If It Smells Like Perfume
Check the bottle. Cosmetic fragrance reads artificial in food. Switch to a culinary bottle and start with drops, not teaspoons.
Purchasing Tips For Edible Bottles
- Look for food cues: “flavoring,” “edible,” pairing ideas, and recipe use on the label.
- Check the ingredient line: water and rose distillate is common; avoid generic “fragrance.”
- Scan for a food license where required: the presence of a food license mark shows the bottle is sold as a food.
- Size matters: buy small; aroma softens over time.

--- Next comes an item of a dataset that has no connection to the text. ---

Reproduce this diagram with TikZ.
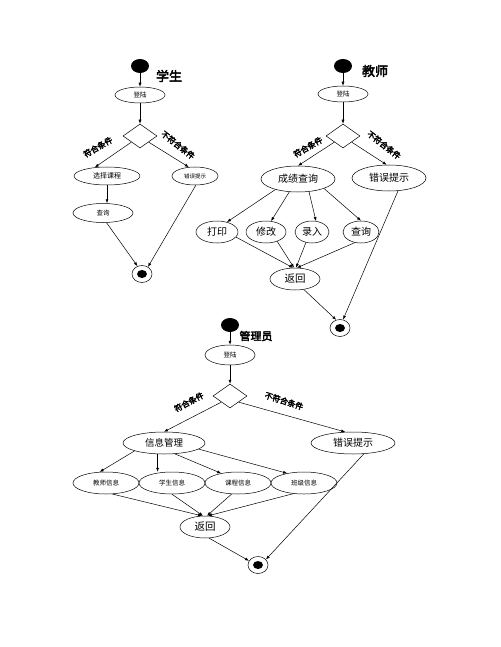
\documentclass[tikz,border=0pt]{standalone}
\usepackage{fontspec}
\newfontfamily\cjk{Noto Sans CJK SC}
\newfontfamily\cjkb{Noto Sans CJK SC}[FakeBold=3]
\usetikzlibrary{arrows.meta, shapes.geometric}
\begin{document}
\begin{tikzpicture}[x=1pt, y=-1pt, line width=0.5pt, >={Latex[length=4pt,width=3pt]},
  act/.style 2 args={shape=ellipse, draw, inner sep=0pt, minimum width=#1, minimum height=#2},
  txt/.style={font=\cjk\fontsize{#1}{#1}\selectfont},
  startdot/.style={shape=ellipse, fill=black, inner sep=0pt, minimum width=18pt, minimum height=14pt},
  enddot/.style={shape=ellipse, draw, inner sep=0pt, minimum width=20pt, minimum height=17pt,
    path picture={\fill (path picture bounding box.center) ellipse (5pt and 4pt);}},
  choice/.style={shape=diamond, draw, inner sep=0pt, minimum width=34pt, minimum height=24pt},
  cond/.style={font=\cjkb\fontsize{8}{8}\selectfont, inner sep=0pt},
  role/.style={font=\cjkb\fontsize{#1}{#1}\selectfont, inner sep=0pt}]
    \useasboundingbox (0,0) rectangle (500,647);
    % student
    \node[startdot] (s0) at (140,66) {};
    \node[role=13] (sr) at (169,76) {学生};
    \node[act={50pt}{16pt}, txt=6.5] (s1) at (140,95) {登陆};
    \node[choice] (s2) at (140,136) {};
    \node[act={66pt}{18pt}, txt=7] (s3) at (107,176) {选择课程};
    \node[act={46pt}{18pt}, txt=5.5] (s4) at (195,176) {错误提示};
    \node[act={60pt}{19pt}, txt=6.5] (s5) at (103,213) {查询};
    \node[enddot] (s6) at (142,274) {};
    \node[cond, rotate=30] (sc1) at (98,147) {符合条件};
    \node[cond, rotate=-38] (sc2) at (178,145) {不符合条件};
    \draw[->] (s0) -- (s1);
    \draw[->] (s1) -- (s2);
    \draw[->] (s2.south west) -- (s3.145);
    \draw[->] (s2.south east) -- (s4.125);
    \draw[->] (s3.south) -- (s3.south |- s5.north);
    \draw[->] (s5.290) -- (s6.120);
    \draw[->] (s4.275) -- (s6.50);

    % teacher
    \node[startdot] (t0) at (343,66) {};
    \node[role=13] (tr) at (375,71) {教师};
    \node[act={50pt}{16pt}, txt=6.5] (t1) at (343,94) {登陆};
    \node[choice] (t2) at (343,136) {};
    \node[act={74pt}{26pt}, txt=10] (t3) at (298,179) {成绩查询};
    \node[act={74pt}{26pt}, txt=10] (t4) at (389,178) {错误提示};
    \node[act={42pt}{22pt}, txt=10] (t5) at (217,232) {打印};
    \node[act={40pt}{22pt}, txt=10] (t6) at (266,232) {修改};
    \node[act={34pt}{22pt}, txt=10] (t7) at (312,232) {录入};
    \node[act={36pt}{22pt}, txt=10] (t8) at (361,232) {查询};
    \node[act={50pt}{22pt}, txt=10.5] (t9) at (295,279) {返回};
    \node[enddot] (t10) at (340,328) {};
    \node[cond, rotate=30] (tc1) at (308,147) {符合条件};
    \node[cond, rotate=-38] (tc2) at (384,145) {不符合条件};
    \draw[->] (t0) -- (t1);
    \draw[->] (t1) -- (t2);
    \draw[->] (t2.south west) -- (t3.north);
    \draw[->] (t2.south east) -- (t4.100);
    \draw[->] (t3.205) -- (t5.45);
    \draw[->] (t3.236) -- (t6.65);
    \draw[->] (t3.311) -- (t7.70);
    \draw[->] (t3.340) -- (t8.north);
    \draw[->] (t5.345) -- (t9.100);
    \draw[->] (t6.320) -- (t9.95);
    \draw[->] (t7.240) -- (t9.85);
    \draw[->] (t8.240) -- (t9.80);
    \draw[->] (t9.310) -- (t10.115);
    \draw[->] (t4.305) -- (t10.70);

    % admin
    \node[startdot] (a0) at (230,325) {};
    \node[role=11] (ar) at (256,336) {管理员};
    \node[act={50pt}{20pt}, txt=6.5] (a1) at (230,355) {登陆};
    \node[choice] (a2) at (230,396) {};
    \node[act={82pt}{22pt}, txt=9.5] (a3) at (164,443) {信息管理};
    \node[act={84pt}{22pt}, txt=10] (a4) at (353,443) {错误提示};
    \node[act={66pt}{22pt}, txt=6.5] (a5) at (106,483) {教师信息};
    \node[act={66pt}{22pt}, txt=6.5] (a6) at (172,483) {学生信息};
    \node[act={66pt}{22pt}, txt=6.5] (a7) at (238,483) {课程信息};
    \node[act={66pt}{22pt}, txt=6.5] (a8) at (304,483) {班级信息};
    \node[act={50pt}{22pt}, txt=10.5] (a9) at (205,527) {返回};
    \node[enddot] (a10) at (258,565) {};
    \node[cond, rotate=28] (ac1) at (189,402) {符合条件};
    \node[cond, rotate=-18] (ac2) at (284,401) {不符合条件};
    \draw[->] (a0) -- (a1);
    \draw[->] (a1) -- (a2);
    \draw[->] (a2.south west) -- (a3.north);
    \draw[->] (a2.south east) -- (a4.125);
    \draw[->] (a3.195) -- (a5.120);
    \draw[->] (a3.240) -- (a3.240 |- a6.north);
    \draw[->] (a3.315) -- (a7.150);
    \draw[->] (a3.350) -- (a8.150);
    \draw[->] (a5.300) -- (a9.105);
    \draw[->] (a6.south) -- (a9.100);
    \draw[->] (a7.240) -- (a9.80);
    \draw[->] (a8.225) -- (a9.75);
    \draw[->] (a9.290) -- (a10.155);
    \draw[->] (a4.315) -- (a10.35);
  \end{tikzpicture}
\end{document}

Frequently Missed Differences
Use Directions
Cosmetic bottles often tell you to dab with cotton, rinse, or mix with a face pack. Culinary bottles reference drinks, sweets, or syrups. That one line decides where the product belongs—the bathroom shelf or the spice rack.
Ingredient Language
Edible bottles read like flavorings. Cosmetic bottles may include perfume terms, preservatives, and usage lines that target skin care. If you see that pattern, it’s not for recipes.
Quick Answers
Can A Skin Toner Be Heated For Cooking?
No. A toner is not a flavoring and isn’t produced or licensed as food. Keep it for skincare only.

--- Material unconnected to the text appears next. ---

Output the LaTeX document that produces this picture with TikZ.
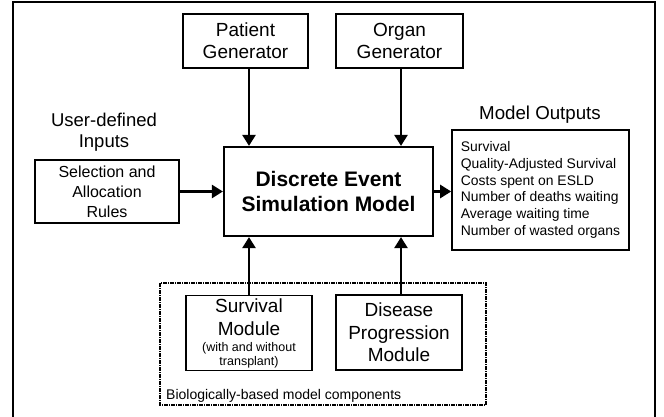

Can Homemade Rose Water Replace A Culinary Bottle?
Yes, if you use clean equipment, unsprayed petals, and fresh water, then chill and use quickly. The flavor is softer, so dose by taste.
Is Edible Rose Water The Same As Rose Essence?
Not always. Essence can be a stronger extract; dosing is tiny. Read the label and start with drops.
Responsible Use And Label Awareness
Food laws and brand pages exist to make this choice easy. If a bottle is positioned as a toner, treat it like skincare. If a bottle is sold as a flavoring with a food license, that’s your pantry pick. When in doubt, switch to a culinary bottle or skip the rose note for that recipe run.
Bottom Line For Home Cooks
Keep two lanes: skincare in the bathroom, food flavorings in the kitchen. For desserts, drinks, and festive rice, choose edible rose water with clear culinary labeling and a food license where applicable. Start low, add by drops, and let the aroma lead. That habit protects safety, keeps flavors clean, and delivers the rosy lift you wanted in the first place.